Gli stupri erano continui, poi le scariche elettriche. Chiedevo che
chiudessero la porta almeno quando dormivo. Le mie amiche, non le ho
più viste. E la mia famiglia che mi dice, se non ti fossi messa a
fare i proclami oggi non ti sarebbe successo nulla", ha
raccontato.”
Leggendo
queste righe, il mio sdegno è molto più grande che leggendo quelle
dell'altro articolo. Lo è perché queste righe mi permettono di
visualizzare una donna, una persona; mi fanno immaginare la cella, il
corpo nudo sdraiato alla ricerca del sonno che non viene, la seconda
e tremenda violenza subita, quella delle inaccettabili parole della
famiglia. Questo articolo mi permette quell'empatia e dunque quel
sentimento di solidarietà umana che il titolo che parla di centinaia
di stupri anestetizza. È individualizzando il problema e
focalizzandolo su un caso personale preso ad esempio tra molti che lo
si rende umano, non certo sparando numeri fantasiosi. È in questo
che risiede la forza della foto di reportage, come quella del
romanzo: se Guerra e pace è
una denuncia così potente dell'invasione napoleonica della Russia lo
è proprio perché Tolstoi ci fa vedere quei fatti attraverso lo
sguardo del principe Andrej, di Marja Nikolaevna e degli altri
personaggi che, pagina dopo pagina, finiamo col sentire vicini a noi,
comprendendone le motivazioni individuali, gli slanci e le debolezze.

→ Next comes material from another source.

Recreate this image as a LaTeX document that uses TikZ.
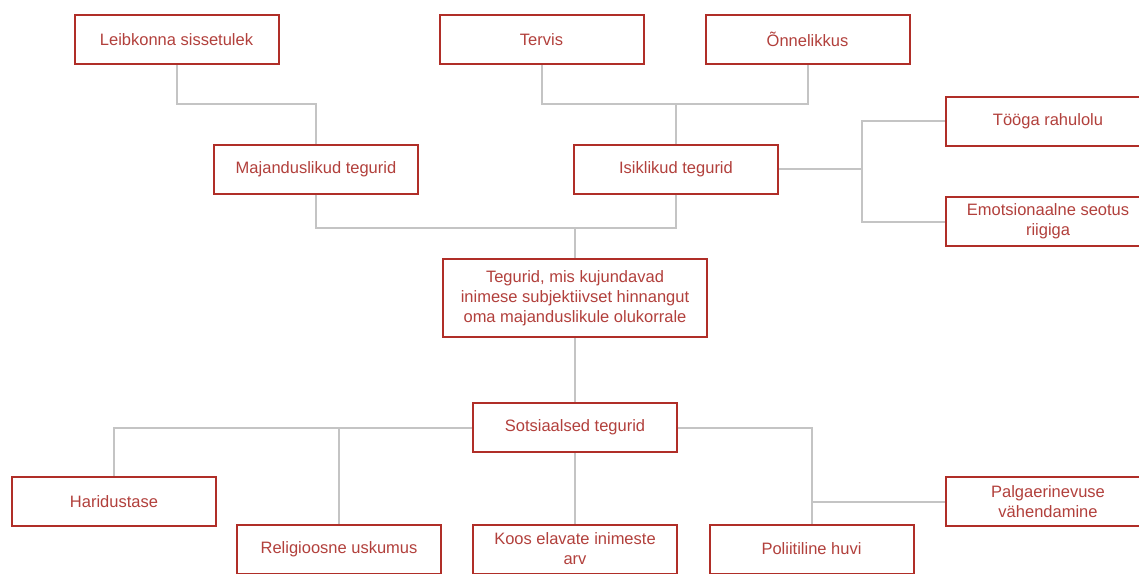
\documentclass[tikz,border=0pt]{standalone}
\usepackage{fontspec}
\setmainfont{Liberation Sans}
\usetikzlibrary{calc}
\definecolor{boxred}{RGB}{176,46,40}
\definecolor{txtred}{RGB}{178,64,60}
\definecolor{linegray}{RGB}{196,196,196}
\tikzset{
  fbox/.style={draw=boxred, line width=2pt, fill=white, text=txtred,
    minimum width=204pt, minimum height=49pt, inner sep=2pt,
    align=center, font=\fontsize{16.5}{20}\selectfont},
  conn/.style={draw=linegray, line width=2pt}
}
\begin{document}
\begin{tikzpicture}[x=1pt,y=-1pt]
\useasboundingbox (0,0) rectangle (1139,573);
% connectors first (behind boxes)
\node[fbox] (leib) at (176.5,39.5) {Leibkonna sissetulek};
\node[fbox] (maj) at (316,169) {Majanduslikud tegurid};
\node[fbox] (terv) at (541.5,39.5) {Tervis};
\node[fbox] (onn) at (807.5,39.5) {Õnnelikkus};
\node[fbox] (isik) at (676,169) {Isiklikud tegurid};
\node[fbox] (tooga) at (1048,121) {Tööga rahulolu};
\node[fbox] (emot) at (1048,221.5) {Emotsionaalne seotus\\riigiga};
\node[fbox, minimum width=264pt, minimum height=78pt] (center) at (575,298) {Tegurid, mis kujundavad\\inimese subjektiivset hinnangut\\oma majanduslikule olukorrale};
\node[fbox] (sots) at (575,427.5) {Sotsiaalsed tegurid};
\node[fbox] (hari) at (114,501.5) {Haridustase};
\node[fbox] (relig) at (339,549) {Religioosne uskumus};
\node[fbox] (koos) at (575,549) {Koos elavate inimeste\\arv};
\node[fbox] (poli) at (811.5,549) {Poliitiline huvi};
\node[fbox] (palg) at (1048,501.5) {Palgaerinevuse\\vähendamine};
\coordinate (j1) at (316,104);
\coordinate (j2) at (676,104);
\coordinate (j3) at (575,228);
\coordinate (j4) at (862,169);
\begin{scope}[on background layer/.style={}]
\draw[conn] (leib.south) |- (j1) -- (maj.north);
\draw[conn] (terv.south) |- (j2);
\draw[conn] (onn.south) |- (j2);
\draw[conn] (j2) -- (isik.north);
\draw[conn] (maj.south) |- (j3);
\draw[conn] (isik.south) |- (j3);
\draw[conn] (j3) -- (center.north);
\draw[conn] (isik.east) -- (j4);
\draw[conn] (j4) |- (tooga.west);
\draw[conn] (j4) |- (emot.west);
\draw[conn] (center.south) -- (sots.north);
\draw[conn] (sots.west) -| (hari.north);
\draw[conn] (relig.north |- sots.west) -- (relig.north);
\draw[conn] (sots.south) -- (koos.north);
\draw[conn] (sots.east) -| (poli.north);
\draw[conn] (poli.north |- palg.west) -- (palg.west);
\end{scope}
\end{tikzpicture}
\end{document}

Se la foto della “Vergine algerina” di Hocine o quella dell'anziana
palestinese che cerca di difendere un ulivo dai soldati israeliani
venuti a sradicarlo, di Abed Omar Qusini, smuovono le nostre
coscienze è proprio perché ci fanno vedere una
persona.
Donna algerina - Hocine
Ulivo palestinese - Abed Omar Qusini
La
nostra mente è fatta così: se diciamo “venti persone” riusciamo
ancora facilmente a visualizzarle e a sentirne le individualità; se
diciamo “seimila” il nostro giudizio si annebbia. Se poi diciamo
“migliaia” o anche “centinaia”, allora entriamo nel vago più
totale. Cosa sono “centinaia”? Trecento o novecento? O magari
milleseicento?
Davanti
a questi numeri imprecisi e approssimativi la nostra mente non ci
permette più di vedere persone, ma masse indistinte. “Sei milioni
di ebrei” sono molto meno reali e smuovono meno le nostre coscienze di quanto lo faccia il racconto individuale di Primo Levi in Se questo è un uomo.
Parlare
di “centinaia di stupri” è un'ulteriore offesa fatta ad ognuna
di quelle donne che hanno subito un'inaccettabile violenza.